WORK TO DO: Using the material below, repeat exactly the lines from the one with "Rebuild this chart" through the one with "import plotly.graph_objects as go", ends included, without any images.

INPUT FOR THIS TASK:

━━━━━━━━━━

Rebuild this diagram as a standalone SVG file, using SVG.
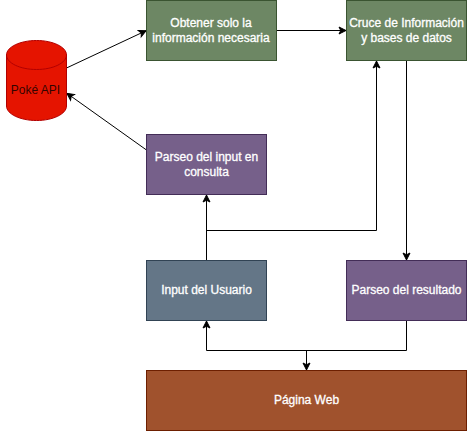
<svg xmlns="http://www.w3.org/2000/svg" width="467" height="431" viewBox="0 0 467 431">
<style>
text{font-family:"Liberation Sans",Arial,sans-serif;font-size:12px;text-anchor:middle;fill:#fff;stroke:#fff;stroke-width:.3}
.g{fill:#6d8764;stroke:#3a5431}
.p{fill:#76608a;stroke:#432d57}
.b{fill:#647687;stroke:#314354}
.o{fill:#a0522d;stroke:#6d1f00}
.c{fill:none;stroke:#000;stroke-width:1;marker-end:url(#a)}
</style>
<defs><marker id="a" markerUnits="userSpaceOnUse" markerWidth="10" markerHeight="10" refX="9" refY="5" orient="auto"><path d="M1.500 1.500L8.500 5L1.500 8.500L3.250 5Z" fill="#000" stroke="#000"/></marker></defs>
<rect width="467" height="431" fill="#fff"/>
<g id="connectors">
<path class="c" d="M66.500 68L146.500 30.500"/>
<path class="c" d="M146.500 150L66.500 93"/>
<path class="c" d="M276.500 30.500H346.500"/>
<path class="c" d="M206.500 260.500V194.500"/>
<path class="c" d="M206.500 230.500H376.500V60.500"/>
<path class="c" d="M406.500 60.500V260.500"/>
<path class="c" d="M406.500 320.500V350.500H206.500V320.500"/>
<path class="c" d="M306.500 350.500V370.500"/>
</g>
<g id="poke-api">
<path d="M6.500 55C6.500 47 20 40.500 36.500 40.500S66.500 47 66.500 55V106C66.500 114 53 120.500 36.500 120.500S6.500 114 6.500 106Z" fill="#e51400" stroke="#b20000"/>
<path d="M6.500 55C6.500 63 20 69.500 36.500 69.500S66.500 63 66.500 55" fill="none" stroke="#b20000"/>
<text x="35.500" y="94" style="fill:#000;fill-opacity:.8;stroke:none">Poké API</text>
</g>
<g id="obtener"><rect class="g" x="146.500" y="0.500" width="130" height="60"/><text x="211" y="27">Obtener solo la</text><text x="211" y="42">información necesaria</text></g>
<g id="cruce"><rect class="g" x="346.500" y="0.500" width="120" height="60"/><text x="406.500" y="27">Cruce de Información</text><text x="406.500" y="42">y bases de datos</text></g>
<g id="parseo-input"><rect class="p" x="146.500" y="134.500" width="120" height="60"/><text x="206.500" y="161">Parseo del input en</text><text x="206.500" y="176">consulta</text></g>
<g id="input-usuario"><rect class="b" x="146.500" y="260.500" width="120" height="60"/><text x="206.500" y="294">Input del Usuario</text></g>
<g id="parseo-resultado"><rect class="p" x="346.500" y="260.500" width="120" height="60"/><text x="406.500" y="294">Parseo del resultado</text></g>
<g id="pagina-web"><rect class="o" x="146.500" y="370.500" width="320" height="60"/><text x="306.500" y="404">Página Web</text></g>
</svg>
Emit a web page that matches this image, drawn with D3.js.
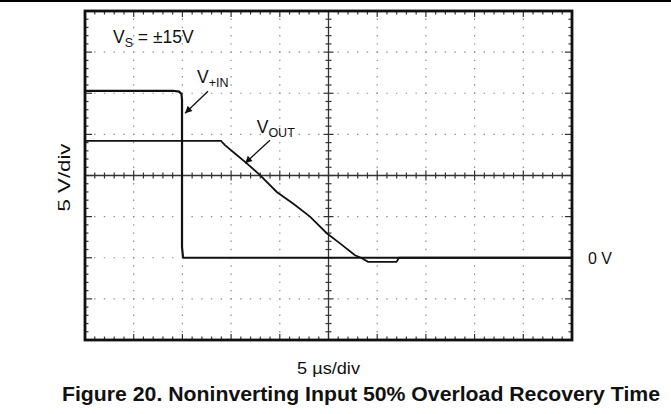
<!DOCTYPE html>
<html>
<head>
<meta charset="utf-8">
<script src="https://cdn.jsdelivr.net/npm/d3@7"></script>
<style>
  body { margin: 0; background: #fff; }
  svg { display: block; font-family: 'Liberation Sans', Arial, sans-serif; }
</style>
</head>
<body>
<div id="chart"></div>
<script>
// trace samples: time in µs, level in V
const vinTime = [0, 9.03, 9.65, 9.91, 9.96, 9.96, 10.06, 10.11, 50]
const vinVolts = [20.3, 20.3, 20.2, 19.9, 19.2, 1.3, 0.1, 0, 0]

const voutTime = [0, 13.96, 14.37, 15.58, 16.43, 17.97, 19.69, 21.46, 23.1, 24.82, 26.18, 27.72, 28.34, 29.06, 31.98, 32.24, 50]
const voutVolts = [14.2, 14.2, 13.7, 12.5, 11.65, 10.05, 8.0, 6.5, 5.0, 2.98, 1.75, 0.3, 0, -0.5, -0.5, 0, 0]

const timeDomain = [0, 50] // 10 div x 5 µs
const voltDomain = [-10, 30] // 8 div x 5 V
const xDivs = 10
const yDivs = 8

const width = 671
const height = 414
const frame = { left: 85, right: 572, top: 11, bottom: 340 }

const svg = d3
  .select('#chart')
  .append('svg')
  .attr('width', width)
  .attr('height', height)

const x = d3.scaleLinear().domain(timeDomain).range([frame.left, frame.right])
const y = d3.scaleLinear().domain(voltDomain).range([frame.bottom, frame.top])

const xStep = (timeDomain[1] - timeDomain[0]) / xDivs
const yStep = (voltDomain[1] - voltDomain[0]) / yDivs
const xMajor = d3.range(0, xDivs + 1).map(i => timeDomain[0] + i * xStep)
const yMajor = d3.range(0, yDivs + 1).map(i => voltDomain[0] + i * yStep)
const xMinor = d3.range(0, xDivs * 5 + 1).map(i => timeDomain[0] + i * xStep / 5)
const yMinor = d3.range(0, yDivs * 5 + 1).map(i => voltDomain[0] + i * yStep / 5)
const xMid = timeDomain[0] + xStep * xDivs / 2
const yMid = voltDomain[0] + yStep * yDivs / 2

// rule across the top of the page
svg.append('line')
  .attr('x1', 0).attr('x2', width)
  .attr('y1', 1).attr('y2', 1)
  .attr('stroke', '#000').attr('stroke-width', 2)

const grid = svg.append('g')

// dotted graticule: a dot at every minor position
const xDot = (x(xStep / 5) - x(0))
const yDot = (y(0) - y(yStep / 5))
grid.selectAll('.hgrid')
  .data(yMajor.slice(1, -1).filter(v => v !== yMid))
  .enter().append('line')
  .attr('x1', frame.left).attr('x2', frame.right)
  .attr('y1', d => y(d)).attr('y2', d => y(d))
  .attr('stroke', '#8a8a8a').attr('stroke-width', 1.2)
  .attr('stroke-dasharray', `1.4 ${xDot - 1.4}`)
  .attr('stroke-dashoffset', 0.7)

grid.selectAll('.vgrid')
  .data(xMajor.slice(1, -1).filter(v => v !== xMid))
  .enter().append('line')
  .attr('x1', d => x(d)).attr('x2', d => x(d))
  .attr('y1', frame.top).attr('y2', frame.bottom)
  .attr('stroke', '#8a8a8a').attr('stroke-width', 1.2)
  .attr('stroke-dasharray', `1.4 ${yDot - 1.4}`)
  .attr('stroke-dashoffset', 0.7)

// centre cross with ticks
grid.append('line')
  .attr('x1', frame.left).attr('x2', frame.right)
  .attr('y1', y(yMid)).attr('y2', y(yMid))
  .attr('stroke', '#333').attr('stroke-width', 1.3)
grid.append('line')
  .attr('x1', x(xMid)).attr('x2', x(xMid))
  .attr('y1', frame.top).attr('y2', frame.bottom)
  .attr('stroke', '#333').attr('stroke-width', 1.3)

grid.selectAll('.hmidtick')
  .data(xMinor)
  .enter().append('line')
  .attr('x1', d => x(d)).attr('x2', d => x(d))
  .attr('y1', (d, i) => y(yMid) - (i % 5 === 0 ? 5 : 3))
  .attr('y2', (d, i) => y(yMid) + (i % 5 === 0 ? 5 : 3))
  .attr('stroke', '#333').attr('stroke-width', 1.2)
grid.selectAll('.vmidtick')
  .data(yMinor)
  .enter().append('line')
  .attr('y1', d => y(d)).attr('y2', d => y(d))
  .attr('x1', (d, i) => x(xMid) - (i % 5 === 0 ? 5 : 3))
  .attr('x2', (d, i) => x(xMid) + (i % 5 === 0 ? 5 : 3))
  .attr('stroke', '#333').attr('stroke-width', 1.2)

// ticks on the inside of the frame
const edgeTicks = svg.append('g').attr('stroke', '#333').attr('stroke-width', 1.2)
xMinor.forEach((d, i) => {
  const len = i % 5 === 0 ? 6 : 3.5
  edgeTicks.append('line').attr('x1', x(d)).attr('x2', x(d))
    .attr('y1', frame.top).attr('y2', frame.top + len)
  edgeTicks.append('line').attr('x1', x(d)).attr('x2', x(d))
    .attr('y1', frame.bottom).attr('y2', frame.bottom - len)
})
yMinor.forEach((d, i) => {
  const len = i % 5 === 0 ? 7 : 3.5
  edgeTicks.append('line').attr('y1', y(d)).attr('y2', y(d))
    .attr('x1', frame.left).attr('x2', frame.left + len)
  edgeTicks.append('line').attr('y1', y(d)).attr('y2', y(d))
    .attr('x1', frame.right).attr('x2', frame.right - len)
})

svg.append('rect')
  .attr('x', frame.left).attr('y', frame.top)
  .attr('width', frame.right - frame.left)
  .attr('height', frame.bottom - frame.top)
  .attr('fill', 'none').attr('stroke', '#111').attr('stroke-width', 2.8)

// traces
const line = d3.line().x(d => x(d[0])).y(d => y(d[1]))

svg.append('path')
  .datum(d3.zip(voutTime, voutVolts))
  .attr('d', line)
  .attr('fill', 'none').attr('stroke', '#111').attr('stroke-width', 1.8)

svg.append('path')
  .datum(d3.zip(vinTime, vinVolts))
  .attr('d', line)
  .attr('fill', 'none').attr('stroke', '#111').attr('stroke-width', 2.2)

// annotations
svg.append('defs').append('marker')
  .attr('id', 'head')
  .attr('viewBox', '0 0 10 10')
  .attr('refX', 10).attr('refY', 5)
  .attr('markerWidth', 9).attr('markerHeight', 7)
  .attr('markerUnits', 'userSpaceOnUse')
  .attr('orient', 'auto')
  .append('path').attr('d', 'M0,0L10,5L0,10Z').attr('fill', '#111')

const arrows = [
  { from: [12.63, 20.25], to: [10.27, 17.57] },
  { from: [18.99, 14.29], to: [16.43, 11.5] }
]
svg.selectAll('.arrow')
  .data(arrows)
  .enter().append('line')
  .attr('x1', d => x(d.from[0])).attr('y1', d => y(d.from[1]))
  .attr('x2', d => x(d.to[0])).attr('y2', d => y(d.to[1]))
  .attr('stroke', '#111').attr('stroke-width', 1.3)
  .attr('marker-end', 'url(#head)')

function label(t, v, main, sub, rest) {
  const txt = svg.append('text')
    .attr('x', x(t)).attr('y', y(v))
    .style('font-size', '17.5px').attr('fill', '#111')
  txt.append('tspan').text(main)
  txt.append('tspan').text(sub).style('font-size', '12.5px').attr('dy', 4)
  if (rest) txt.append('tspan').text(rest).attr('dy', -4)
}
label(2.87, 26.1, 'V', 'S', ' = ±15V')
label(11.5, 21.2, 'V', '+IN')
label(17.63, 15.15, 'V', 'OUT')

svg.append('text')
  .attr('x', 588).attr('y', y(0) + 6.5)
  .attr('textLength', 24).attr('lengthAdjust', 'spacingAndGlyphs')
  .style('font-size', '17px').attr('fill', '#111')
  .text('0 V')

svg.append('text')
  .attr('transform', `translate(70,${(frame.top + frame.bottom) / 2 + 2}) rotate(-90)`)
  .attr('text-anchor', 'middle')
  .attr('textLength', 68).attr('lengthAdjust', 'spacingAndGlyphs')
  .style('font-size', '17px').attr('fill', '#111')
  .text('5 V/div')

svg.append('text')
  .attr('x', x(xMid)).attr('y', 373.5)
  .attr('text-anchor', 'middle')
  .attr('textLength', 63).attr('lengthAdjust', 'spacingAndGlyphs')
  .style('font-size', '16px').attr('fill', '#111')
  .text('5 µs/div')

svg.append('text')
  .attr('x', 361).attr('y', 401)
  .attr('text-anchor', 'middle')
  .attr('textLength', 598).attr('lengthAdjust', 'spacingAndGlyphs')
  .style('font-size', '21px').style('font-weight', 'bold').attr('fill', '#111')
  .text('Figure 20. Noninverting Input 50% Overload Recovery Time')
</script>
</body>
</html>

━━━━━━━━━━

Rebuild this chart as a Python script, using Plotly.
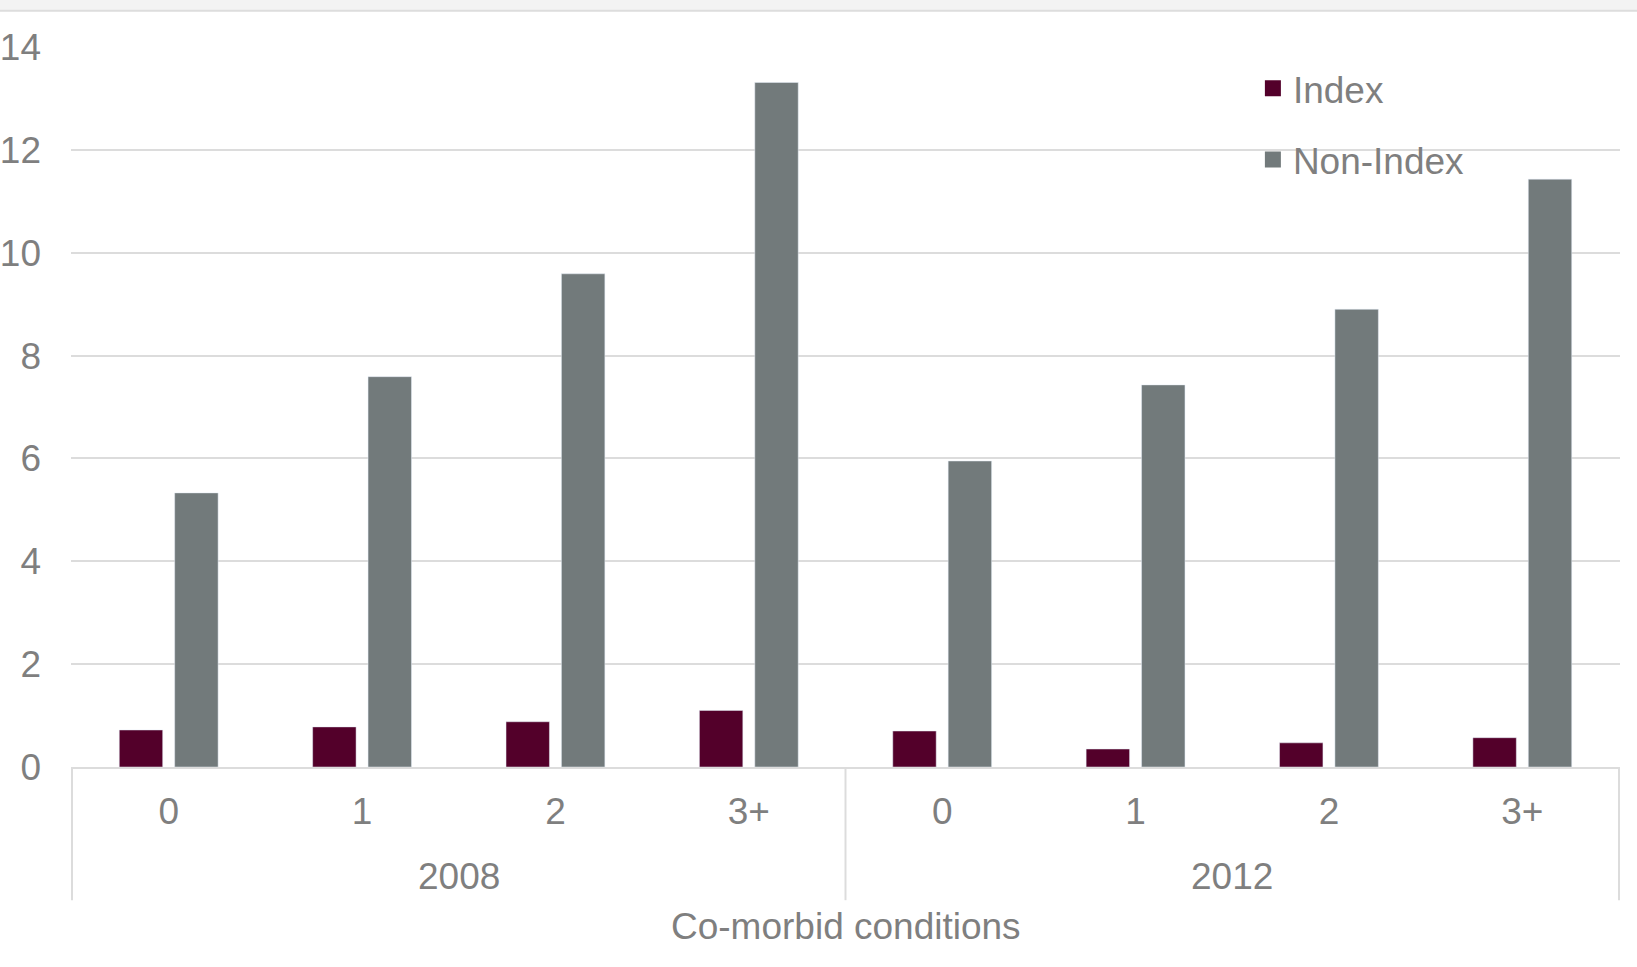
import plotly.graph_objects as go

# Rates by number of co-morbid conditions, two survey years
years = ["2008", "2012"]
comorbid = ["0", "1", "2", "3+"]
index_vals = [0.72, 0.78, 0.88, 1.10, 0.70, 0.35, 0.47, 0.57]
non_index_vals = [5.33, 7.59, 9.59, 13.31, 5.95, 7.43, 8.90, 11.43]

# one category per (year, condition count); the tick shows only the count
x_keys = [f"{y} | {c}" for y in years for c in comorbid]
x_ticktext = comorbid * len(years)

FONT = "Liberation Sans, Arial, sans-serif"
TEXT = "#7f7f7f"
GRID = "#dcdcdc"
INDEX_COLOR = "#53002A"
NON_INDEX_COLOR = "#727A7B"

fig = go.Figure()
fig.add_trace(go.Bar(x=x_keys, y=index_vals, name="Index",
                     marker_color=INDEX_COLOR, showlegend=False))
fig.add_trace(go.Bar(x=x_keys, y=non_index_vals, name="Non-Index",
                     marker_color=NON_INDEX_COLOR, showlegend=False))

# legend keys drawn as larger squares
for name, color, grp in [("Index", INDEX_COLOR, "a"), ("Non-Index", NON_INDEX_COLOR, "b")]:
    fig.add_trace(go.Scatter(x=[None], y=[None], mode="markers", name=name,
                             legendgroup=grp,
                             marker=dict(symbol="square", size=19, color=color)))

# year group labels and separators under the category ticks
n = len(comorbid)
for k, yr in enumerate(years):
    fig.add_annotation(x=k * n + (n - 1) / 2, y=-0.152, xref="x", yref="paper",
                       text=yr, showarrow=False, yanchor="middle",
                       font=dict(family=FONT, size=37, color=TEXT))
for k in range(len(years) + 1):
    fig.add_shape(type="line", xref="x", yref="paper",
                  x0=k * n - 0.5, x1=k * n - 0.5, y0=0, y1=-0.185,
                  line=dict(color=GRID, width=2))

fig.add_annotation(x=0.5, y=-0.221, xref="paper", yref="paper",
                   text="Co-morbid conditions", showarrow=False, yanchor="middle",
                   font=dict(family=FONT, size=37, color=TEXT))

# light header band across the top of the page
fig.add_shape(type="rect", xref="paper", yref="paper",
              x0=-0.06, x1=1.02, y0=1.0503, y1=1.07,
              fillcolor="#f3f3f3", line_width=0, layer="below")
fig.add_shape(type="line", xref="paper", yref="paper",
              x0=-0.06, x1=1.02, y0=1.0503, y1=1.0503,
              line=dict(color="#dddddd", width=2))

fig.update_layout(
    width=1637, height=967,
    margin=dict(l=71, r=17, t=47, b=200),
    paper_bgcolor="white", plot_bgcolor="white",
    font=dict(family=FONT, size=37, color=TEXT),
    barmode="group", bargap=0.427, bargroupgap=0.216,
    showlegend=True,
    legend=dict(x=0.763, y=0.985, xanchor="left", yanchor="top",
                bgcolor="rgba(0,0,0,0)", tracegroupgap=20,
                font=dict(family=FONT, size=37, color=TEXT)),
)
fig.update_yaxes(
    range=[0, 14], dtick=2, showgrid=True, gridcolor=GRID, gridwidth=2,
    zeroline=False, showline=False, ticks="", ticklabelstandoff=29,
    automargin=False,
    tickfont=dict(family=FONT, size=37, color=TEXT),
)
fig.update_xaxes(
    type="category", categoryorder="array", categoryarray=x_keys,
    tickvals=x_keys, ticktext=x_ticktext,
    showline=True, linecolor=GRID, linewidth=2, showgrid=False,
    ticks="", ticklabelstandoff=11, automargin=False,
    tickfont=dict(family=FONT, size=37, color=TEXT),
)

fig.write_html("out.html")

━━━━━━━━━━

RESPONSE TO THE EXERCISE:
Rebuild this chart as a Python script, using Plotly.
import plotly.graph_objects as go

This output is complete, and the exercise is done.